++++ Raw data ++++
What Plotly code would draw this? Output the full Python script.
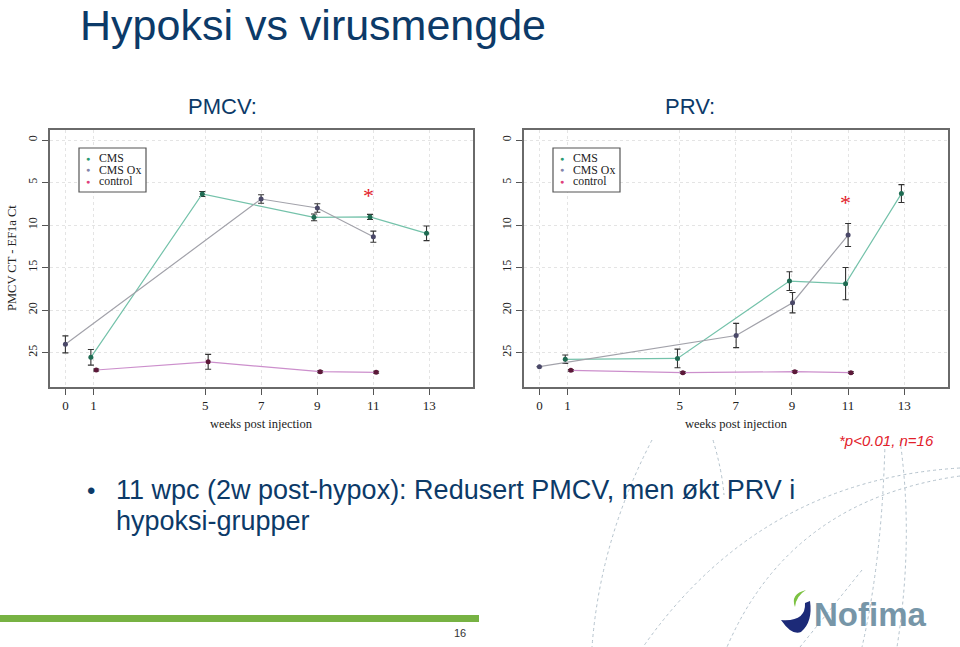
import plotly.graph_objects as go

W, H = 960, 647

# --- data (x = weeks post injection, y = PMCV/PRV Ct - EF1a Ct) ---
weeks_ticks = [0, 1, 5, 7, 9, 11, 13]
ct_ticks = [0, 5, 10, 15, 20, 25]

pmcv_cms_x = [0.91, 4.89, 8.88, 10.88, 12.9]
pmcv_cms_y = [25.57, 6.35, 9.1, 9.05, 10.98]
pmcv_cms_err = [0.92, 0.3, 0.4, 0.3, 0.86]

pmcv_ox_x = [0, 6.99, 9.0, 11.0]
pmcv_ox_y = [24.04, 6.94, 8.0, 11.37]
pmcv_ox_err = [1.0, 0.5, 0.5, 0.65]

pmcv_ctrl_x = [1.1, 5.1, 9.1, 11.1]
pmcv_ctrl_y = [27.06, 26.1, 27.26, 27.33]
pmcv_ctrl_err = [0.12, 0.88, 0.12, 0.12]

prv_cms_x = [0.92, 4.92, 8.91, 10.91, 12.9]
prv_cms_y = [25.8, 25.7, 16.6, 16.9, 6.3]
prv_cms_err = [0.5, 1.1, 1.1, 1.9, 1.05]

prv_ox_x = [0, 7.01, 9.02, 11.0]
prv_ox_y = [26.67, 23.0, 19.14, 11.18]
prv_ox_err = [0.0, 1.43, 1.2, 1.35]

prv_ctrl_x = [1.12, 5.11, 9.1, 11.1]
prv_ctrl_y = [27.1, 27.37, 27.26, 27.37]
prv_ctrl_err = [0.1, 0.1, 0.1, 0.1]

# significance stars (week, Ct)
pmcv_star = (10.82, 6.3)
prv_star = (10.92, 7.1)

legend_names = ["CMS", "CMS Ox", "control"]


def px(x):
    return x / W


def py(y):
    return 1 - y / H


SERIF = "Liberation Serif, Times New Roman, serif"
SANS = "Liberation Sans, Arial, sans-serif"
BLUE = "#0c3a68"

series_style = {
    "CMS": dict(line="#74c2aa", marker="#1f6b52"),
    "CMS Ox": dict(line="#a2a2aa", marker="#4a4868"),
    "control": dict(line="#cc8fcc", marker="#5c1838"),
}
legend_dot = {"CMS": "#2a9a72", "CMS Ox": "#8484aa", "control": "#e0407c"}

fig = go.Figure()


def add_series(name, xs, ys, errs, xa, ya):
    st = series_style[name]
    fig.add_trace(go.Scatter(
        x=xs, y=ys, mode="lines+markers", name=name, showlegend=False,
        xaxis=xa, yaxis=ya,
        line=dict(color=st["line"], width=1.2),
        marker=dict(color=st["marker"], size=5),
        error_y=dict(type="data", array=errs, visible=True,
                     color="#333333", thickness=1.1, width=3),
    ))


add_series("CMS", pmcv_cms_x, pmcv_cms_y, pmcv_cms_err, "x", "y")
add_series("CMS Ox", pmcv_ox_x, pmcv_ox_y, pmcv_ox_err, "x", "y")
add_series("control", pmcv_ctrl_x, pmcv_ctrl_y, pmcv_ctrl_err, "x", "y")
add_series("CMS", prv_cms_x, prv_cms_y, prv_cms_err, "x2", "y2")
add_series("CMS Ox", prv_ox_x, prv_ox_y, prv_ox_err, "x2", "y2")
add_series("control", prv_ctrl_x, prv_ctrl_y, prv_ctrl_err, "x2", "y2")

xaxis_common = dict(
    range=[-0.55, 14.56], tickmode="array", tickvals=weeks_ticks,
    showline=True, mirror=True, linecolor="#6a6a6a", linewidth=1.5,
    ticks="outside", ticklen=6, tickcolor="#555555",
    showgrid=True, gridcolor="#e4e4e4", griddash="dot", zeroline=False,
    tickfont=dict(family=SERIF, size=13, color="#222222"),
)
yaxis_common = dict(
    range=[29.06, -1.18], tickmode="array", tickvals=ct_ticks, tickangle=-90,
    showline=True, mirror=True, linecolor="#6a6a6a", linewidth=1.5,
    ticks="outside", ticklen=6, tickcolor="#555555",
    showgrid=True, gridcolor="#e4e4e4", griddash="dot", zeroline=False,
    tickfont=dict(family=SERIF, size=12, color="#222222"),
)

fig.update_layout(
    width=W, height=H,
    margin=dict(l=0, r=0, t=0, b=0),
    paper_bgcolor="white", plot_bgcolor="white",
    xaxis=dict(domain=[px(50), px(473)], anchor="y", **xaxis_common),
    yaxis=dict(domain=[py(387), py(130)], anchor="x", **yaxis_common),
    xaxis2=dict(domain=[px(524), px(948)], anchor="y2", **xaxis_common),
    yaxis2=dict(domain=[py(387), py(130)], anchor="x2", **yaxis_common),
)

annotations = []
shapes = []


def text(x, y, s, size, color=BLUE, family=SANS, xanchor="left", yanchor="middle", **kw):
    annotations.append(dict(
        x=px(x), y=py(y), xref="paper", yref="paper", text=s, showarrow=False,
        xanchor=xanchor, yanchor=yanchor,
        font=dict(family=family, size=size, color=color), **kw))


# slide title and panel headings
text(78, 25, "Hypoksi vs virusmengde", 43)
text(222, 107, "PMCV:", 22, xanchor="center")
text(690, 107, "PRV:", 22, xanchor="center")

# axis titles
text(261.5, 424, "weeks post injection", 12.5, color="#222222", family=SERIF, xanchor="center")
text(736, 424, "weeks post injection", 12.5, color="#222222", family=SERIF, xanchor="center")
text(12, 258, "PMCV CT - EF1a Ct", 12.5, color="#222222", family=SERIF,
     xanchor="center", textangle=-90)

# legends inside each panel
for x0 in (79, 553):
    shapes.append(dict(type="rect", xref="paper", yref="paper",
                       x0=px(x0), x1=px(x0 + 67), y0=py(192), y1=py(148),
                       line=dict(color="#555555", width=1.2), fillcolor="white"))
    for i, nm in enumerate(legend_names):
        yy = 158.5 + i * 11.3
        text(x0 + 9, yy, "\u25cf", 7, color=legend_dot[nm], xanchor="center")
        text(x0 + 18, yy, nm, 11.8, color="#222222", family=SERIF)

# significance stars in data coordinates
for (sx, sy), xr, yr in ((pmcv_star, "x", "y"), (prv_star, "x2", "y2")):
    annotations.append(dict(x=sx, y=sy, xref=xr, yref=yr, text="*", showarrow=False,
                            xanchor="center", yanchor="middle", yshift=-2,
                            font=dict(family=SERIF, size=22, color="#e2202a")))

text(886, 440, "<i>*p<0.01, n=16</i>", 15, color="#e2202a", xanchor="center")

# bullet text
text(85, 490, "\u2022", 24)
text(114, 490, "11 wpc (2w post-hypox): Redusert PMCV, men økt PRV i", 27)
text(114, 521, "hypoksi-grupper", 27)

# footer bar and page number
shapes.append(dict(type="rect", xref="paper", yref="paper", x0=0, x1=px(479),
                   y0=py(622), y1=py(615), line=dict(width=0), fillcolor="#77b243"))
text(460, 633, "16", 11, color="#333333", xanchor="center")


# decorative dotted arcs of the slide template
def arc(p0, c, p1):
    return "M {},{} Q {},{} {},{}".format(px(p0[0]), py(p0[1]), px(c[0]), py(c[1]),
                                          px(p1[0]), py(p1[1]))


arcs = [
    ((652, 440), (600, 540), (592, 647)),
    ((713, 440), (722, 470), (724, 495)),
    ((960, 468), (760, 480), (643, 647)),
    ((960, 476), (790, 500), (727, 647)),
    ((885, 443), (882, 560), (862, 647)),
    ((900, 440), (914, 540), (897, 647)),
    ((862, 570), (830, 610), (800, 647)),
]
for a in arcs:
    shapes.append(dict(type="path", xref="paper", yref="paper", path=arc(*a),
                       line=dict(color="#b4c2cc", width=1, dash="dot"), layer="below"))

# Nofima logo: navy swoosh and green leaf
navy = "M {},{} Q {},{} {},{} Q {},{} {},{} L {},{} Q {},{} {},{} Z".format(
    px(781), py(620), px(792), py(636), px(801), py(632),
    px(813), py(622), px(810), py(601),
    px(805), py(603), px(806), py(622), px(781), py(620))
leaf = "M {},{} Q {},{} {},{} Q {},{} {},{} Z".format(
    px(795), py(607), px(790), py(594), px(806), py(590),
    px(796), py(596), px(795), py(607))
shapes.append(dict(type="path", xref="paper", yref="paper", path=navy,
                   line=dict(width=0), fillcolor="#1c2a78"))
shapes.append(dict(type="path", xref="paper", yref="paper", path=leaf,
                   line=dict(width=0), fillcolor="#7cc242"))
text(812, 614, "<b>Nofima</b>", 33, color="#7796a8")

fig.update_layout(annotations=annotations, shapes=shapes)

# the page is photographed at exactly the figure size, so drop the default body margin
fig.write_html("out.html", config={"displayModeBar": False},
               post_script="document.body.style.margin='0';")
++++
Goal of the exercise:
Return, unchanged, the lines from the first line of the material through the line that holds "ct_ticks = [0, 5, 10, 15, 20, 25]", inclusive, omitting pictures.

Output:
What Plotly code would draw this? Output the full Python script.
import plotly.graph_objects as go

W, H = 960, 647

# --- data (x = weeks post injection, y = PMCV/PRV Ct - EF1a Ct) ---
weeks_ticks = [0, 1, 5, 7, 9, 11, 13]
ct_ticks = [0, 5, 10, 15, 20, 25]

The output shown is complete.